**STATED TASK**.
Filter the listing and keep only the lines with the word "this".

Items listed in a dataset
►

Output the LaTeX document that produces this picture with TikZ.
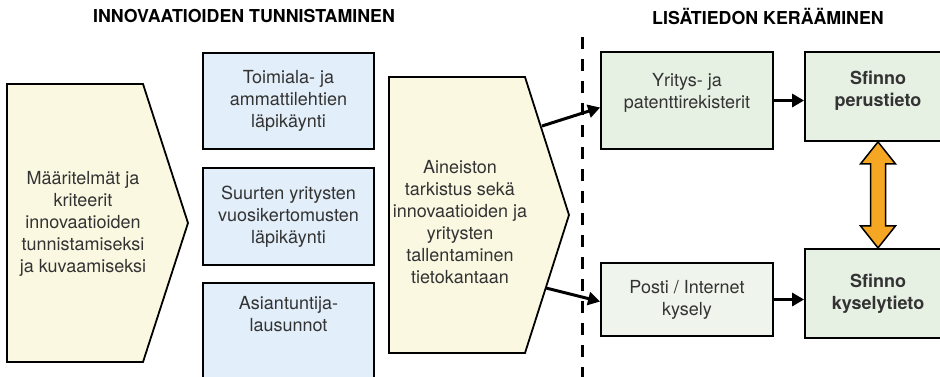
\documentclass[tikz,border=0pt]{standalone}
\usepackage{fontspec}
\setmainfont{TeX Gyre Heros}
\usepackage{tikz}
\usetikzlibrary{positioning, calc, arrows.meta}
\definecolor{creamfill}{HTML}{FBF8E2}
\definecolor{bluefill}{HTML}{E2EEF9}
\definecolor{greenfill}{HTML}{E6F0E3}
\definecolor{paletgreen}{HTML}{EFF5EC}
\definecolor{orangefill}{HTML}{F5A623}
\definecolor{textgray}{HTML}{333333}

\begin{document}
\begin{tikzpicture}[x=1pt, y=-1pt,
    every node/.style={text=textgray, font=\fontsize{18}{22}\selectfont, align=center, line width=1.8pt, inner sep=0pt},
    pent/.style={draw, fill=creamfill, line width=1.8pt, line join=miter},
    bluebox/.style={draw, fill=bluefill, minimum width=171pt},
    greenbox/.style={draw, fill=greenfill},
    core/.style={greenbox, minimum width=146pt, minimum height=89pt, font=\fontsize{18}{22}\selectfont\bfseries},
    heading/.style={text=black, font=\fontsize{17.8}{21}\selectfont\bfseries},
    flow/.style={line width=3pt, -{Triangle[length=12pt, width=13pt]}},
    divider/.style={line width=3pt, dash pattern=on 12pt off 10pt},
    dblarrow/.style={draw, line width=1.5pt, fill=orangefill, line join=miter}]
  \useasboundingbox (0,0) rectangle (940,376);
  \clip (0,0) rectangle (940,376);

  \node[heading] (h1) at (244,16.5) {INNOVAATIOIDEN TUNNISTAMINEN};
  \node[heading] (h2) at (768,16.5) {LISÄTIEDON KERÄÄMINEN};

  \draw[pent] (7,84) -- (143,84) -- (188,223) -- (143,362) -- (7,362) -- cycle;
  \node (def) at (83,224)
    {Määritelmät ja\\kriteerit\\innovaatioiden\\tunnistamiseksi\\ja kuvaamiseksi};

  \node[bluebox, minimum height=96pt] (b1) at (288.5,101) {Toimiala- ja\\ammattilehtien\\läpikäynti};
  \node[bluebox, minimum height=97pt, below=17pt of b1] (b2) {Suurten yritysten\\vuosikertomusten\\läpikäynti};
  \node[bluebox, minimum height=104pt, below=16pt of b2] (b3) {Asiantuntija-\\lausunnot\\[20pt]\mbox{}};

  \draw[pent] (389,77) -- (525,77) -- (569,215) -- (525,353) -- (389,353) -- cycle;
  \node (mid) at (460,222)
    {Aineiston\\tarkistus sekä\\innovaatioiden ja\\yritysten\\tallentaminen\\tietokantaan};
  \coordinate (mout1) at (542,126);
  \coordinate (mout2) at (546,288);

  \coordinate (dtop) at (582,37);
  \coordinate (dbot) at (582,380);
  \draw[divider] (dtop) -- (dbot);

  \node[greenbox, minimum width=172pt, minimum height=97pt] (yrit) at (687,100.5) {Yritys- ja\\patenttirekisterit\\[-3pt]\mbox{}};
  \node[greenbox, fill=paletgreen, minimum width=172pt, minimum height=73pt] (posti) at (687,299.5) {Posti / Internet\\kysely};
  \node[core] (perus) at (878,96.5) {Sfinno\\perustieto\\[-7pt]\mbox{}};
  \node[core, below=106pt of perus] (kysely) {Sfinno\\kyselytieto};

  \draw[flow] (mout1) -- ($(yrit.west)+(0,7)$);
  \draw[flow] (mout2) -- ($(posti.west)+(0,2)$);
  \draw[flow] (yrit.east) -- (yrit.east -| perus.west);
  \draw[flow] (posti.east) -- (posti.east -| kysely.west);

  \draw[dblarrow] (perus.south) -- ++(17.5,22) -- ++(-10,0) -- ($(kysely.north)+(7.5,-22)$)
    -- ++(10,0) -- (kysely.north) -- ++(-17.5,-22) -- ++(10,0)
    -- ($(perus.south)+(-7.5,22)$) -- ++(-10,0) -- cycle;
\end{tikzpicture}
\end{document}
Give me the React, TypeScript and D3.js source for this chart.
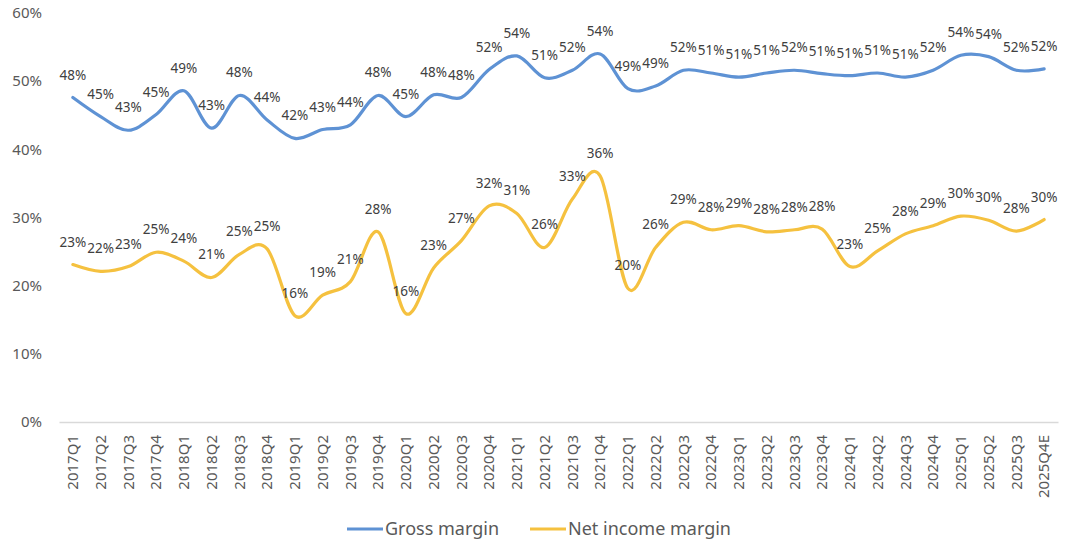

◄

**TASK OUTPUT**.
Output the LaTeX document that produces this picture with TikZ.
Give me the React, TypeScript and D3.js source for this chart.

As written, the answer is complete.